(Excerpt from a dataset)
----

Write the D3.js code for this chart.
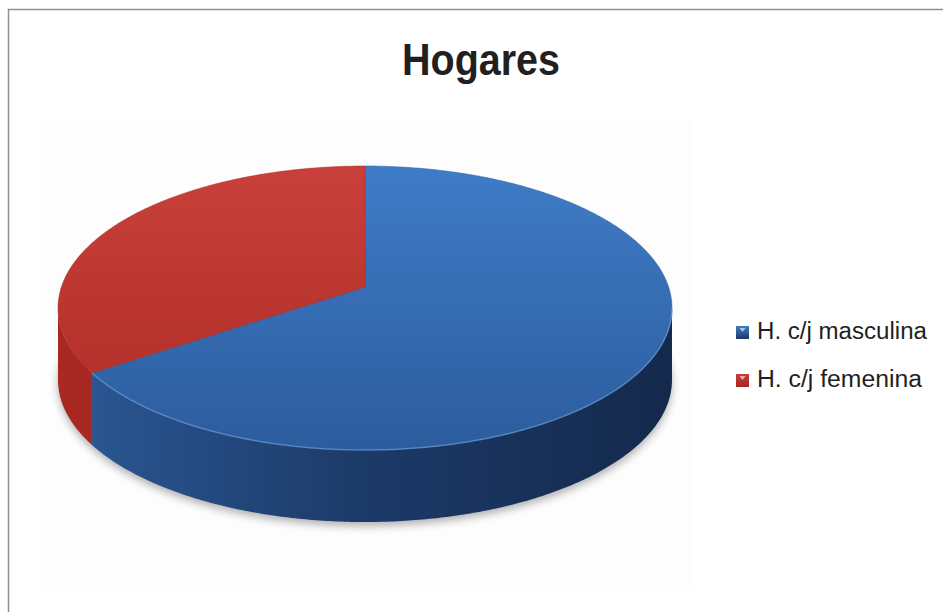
<!DOCTYPE html>
<meta charset="utf-8">
<style>
body { margin: 0; background: #fff; }
text { font-family: "Liberation Sans", Arial, sans-serif; fill: #231f20; }
</style>
<svg width="943" height="612"></svg>
<script src="https://d3js.org/d3.v7.min.js"></script>
<script>

var categories = ["H. c/j masculina", "H. c/j femenina"];
var values = [65.4, 34.6];
var topColors = [["#3f7cc7", "#2c5c9d"], ["#c9403a", "#ad2b25"]];
var sideColors = [["#2c5996", "#1c3a68", "#14294c"], ["#a82822", "#a52620", "#9c231d"]];

var svg = d3.select("svg");
var defs = svg.append("defs");

// frame + faint plot area
svg.append("rect").attr("x", 8.5).attr("y", 9.5).attr("width", 960).attr("height", 640)
    .attr("fill", "#fff").attr("stroke", "#8f8f94").attr("stroke-width", 1.5);
svg.append("rect").attr("x", 42).attr("y", 121).attr("width", 651).attr("height", 469)
    .attr("fill", "#fdfdfd");

svg.append("text").attr("x", 481).attr("y", 75).attr("text-anchor", "middle")
    .attr("font-size", 44).attr("font-weight", "bold")
    .attr("textLength", 158).attr("lengthAdjust", "spacingAndGlyphs")
    .text("Hogares");

// perspective projection of the unit disc
var cx = 365, cy = 287, Sx = 303.6, Sy = 138.9, k = 0.148, depth = 72;
function proj(a, dy) {
  var X = Math.sin(a), Y = -Math.cos(a), w = 1 - k * Y;
  return [cx + Sx * X / w, cy + Sy * Y / w + (dy || 0)];
}
function arcPts(a0, a1, dy) {
  var n = Math.max(2, Math.ceil(Math.abs(a1 - a0) / 0.01)), pts = [];
  for (var i = 0; i <= n; i++) pts.push(proj(a0 + (a1 - a0) * i / n, dy));
  return pts;
}

var pie = d3.pie().sort(null)(values);
var line = d3.line();

// gradients
pie.forEach(function(d, i) {
  var g = defs.append("linearGradient").attr("id", "top" + i)
      .attr("gradientUnits", "userSpaceOnUse").attr("x1", 0).attr("y1", 166).attr("x2", 0).attr("y2", 450);
  g.append("stop").attr("offset", 0).attr("stop-color", topColors[i][0]);
  g.append("stop").attr("offset", 1).attr("stop-color", topColors[i][1]);
  var s = defs.append("linearGradient").attr("id", "side" + i)
      .attr("gradientUnits", "userSpaceOnUse").attr("x1", 58).attr("y1", 0).attr("x2", 672).attr("y2", 0);
  s.append("stop").attr("offset", 0).attr("stop-color", sideColors[i][0]);
  s.append("stop").attr("offset", 0.5).attr("stop-color", sideColors[i][1]);
  s.append("stop").attr("offset", 1).attr("stop-color", sideColors[i][2]);
  var l = defs.append("linearGradient").attr("id", "leg" + i).attr("x1", 0).attr("y1", 0).attr("x2", 0).attr("y2", 1);
  l.append("stop").attr("offset", 0).attr("stop-color", topColors[i][0]);
  l.append("stop").attr("offset", 1).attr("stop-color", sideColors[i][1]);
});

var blur = defs.append("filter").attr("id", "blur").attr("x", "-10%").attr("y", "-10%").attr("width", "120%").attr("height", "130%");
blur.append("feGaussianBlur").attr("stdDeviation", 4);

// shadow
svg.append("path").attr("d", line(arcPts(0, 2 * Math.PI, depth + 4)) + "Z")
    .attr("fill", "#000").attr("opacity", 0.3).attr("filter", "url(#blur)");

// visible rim runs between the silhouette points
var aR = Math.acos(-k), aL = 2 * Math.PI - Math.acos(-k);
pie.forEach(function(d, i) {
  var a0 = Math.max(d.startAngle, aR), a1 = Math.min(d.endAngle, aL);
  if (a1 <= a0) return;
  var pts = arcPts(a0, a1, 0).concat(arcPts(a1, a0, depth));
  svg.append("path").attr("d", line(pts) + "Z").attr("fill", "url(#side" + i + ")");
});

// top faces
pie.forEach(function(d, i) {
  var pts = [[cx, cy]].concat(arcPts(d.startAngle, d.endAngle, 0));
  svg.append("path").attr("d", line(pts) + "Z").attr("fill", "url(#top" + i + ")")
      .attr("stroke", topColors[i][1]).attr("stroke-width", 0.5);
});

// light edge on the front rim
svg.append("path").attr("d", line(arcPts(Math.max(aR, pie[0].startAngle), Math.min(aL, pie[0].endAngle), 0)))
    .attr("fill", "none").attr("stroke", "#6c9fe0").attr("stroke-width", 1.5).attr("opacity", 0.6);

// legend
var legend = svg.append("g");
var rowY = [339, 387], widths = [170, 165];
categories.forEach(function(c, i) {
  legend.append("rect").attr("x", 736).attr("y", rowY[i] - 13).attr("width", 13).attr("height", 13)
      .attr("fill", "url(#leg" + i + ")");
  legend.append("path").attr("d", "M739.5," + (rowY[i] - 11) + "h6l-3,4z").attr("fill", "#fff").attr("opacity", 0.6);
  legend.append("text").attr("x", 757).attr("y", rowY[i]).attr("font-size", 23)
      .attr("textLength", widths[i]).attr("lengthAdjust", "spacingAndGlyphs")
      .text(c);
});

</script>
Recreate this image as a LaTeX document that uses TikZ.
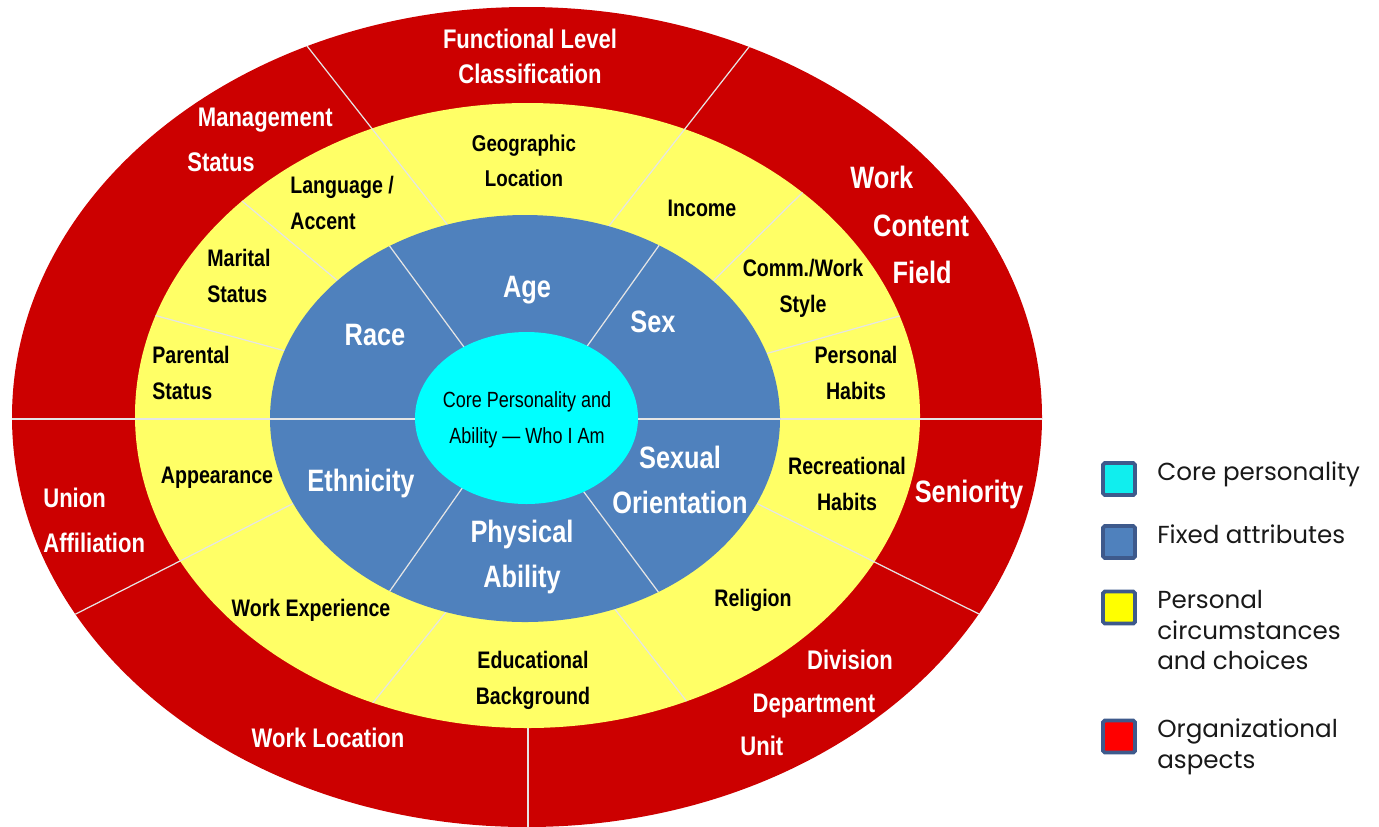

----

DIRECTION: Reproduce the records above exactly, leaving out every picture they contain.

FULL OUTPUT:
Write the D3.js code for this chart.
<!DOCTYPE html>
<meta charset="utf-8">
<style>
body { margin: 0; background: #fff; }
text { font-family: "Liberation Sans", Arial, sans-serif; fill: #231f20; }
</style>
<svg width="943" height="612"></svg>
<script src="https://d3js.org/d3.v7.min.js"></script>
<script>

var categories = ["H. c/j masculina", "H. c/j femenina"];
var values = [65.4, 34.6];
var topColors = [["#3f7cc7", "#2c5c9d"], ["#c9403a", "#ad2b25"]];
var sideColors = [["#2c5996", "#1c3a68", "#14294c"], ["#a82822", "#a52620", "#9c231d"]];

var svg = d3.select("svg");
var defs = svg.append("defs");

// frame + faint plot area
svg.append("rect").attr("x", 8.5).attr("y", 9.5).attr("width", 960).attr("height", 640)
    .attr("fill", "#fff").attr("stroke", "#8f8f94").attr("stroke-width", 1.5);
svg.append("rect").attr("x", 42).attr("y", 121).attr("width", 651).attr("height", 469)
    .attr("fill", "#fdfdfd");

svg.append("text").attr("x", 481).attr("y", 75).attr("text-anchor", "middle")
    .attr("font-size", 44).attr("font-weight", "bold")
    .attr("textLength", 158).attr("lengthAdjust", "spacingAndGlyphs")
    .text("Hogares");

// perspective projection of the unit disc
var cx = 365, cy = 287, Sx = 303.6, Sy = 138.9, k = 0.148, depth = 72;
function proj(a, dy) {
  var X = Math.sin(a), Y = -Math.cos(a), w = 1 - k * Y;
  return [cx + Sx * X / w, cy + Sy * Y / w + (dy || 0)];
}
function arcPts(a0, a1, dy) {
  var n = Math.max(2, Math.ceil(Math.abs(a1 - a0) / 0.01)), pts = [];
  for (var i = 0; i <= n; i++) pts.push(proj(a0 + (a1 - a0) * i / n, dy));
  return pts;
}

var pie = d3.pie().sort(null)(values);
var line = d3.line();

// gradients
pie.forEach(function(d, i) {
  var g = defs.append("linearGradient").attr("id", "top" + i)
      .attr("gradientUnits", "userSpaceOnUse").attr("x1", 0).attr("y1", 166).attr("x2", 0).attr("y2", 450);
  g.append("stop").attr("offset", 0).attr("stop-color", topColors[i][0]);
  g.append("stop").attr("offset", 1).attr("stop-color", topColors[i][1]);
  var s = defs.append("linearGradient").attr("id", "side" + i)
      .attr("gradientUnits", "userSpaceOnUse").attr("x1", 58).attr("y1", 0).attr("x2", 672).attr("y2", 0);
  s.append("stop").attr("offset", 0).attr("stop-color", sideColors[i][0]);
  s.append("stop").attr("offset", 0.5).attr("stop-color", sideColors[i][1]);
  s.append("stop").attr("offset", 1).attr("stop-color", sideColors[i][2]);
  var l = defs.append("linearGradient").attr("id", "leg" + i).attr("x1", 0).attr("y1", 0).attr("x2", 0).attr("y2", 1);
  l.append("stop").attr("offset", 0).attr("stop-color", topColors[i][0]);
  l.append("stop").attr("offset", 1).attr("stop-color", sideColors[i][1]);
});

var blur = defs.append("filter").attr("id", "blur").attr("x", "-10%").attr("y", "-10%").attr("width", "120%").attr("height", "130%");
blur.append("feGaussianBlur").attr("stdDeviation", 4);

// shadow
svg.append("path").attr("d", line(arcPts(0, 2 * Math.PI, depth + 4)) + "Z")
    .attr("fill", "#000").attr("opacity", 0.3).attr("filter", "url(#blur)");

// visible rim runs between the silhouette points
var aR = Math.acos(-k), aL = 2 * Math.PI - Math.acos(-k);
pie.forEach(function(d, i) {
  var a0 = Math.max(d.startAngle, aR), a1 = Math.min(d.endAngle, aL);
  if (a1 <= a0) return;
  var pts = arcPts(a0, a1, 0).concat(arcPts(a1, a0, depth));
  svg.append("path").attr("d", line(pts) + "Z").attr("fill", "url(#side" + i + ")");
});

// top faces
pie.forEach(function(d, i) {
  var pts = [[cx, cy]].concat(arcPts(d.startAngle, d.endAngle, 0));
  svg.append("path").attr("d", line(pts) + "Z").attr("fill", "url(#top" + i + ")")
      .attr("stroke", topColors[i][1]).attr("stroke-width", 0.5);
});

// light edge on the front rim
svg.append("path").attr("d", line(arcPts(Math.max(aR, pie[0].startAngle), Math.min(aL, pie[0].endAngle), 0)))
    .attr("fill", "none").attr("stroke", "#6c9fe0").attr("stroke-width", 1.5).attr("opacity", 0.6);

// legend
var legend = svg.append("g");
var rowY = [339, 387], widths = [170, 165];
categories.forEach(function(c, i) {
  legend.append("rect").attr("x", 736).attr("y", rowY[i] - 13).attr("width", 13).attr("height", 13)
      .attr("fill", "url(#leg" + i + ")");
  legend.append("path").attr("d", "M739.5," + (rowY[i] - 11) + "h6l-3,4z").attr("fill", "#fff").attr("opacity", 0.6);
  legend.append("text").attr("x", 757).attr("y", rowY[i]).attr("font-size", 23)
      .attr("textLength", widths[i]).attr("lengthAdjust", "spacingAndGlyphs")
      .text(c);
});

</script>
Recreate this image as a LaTeX document that uses TikZ.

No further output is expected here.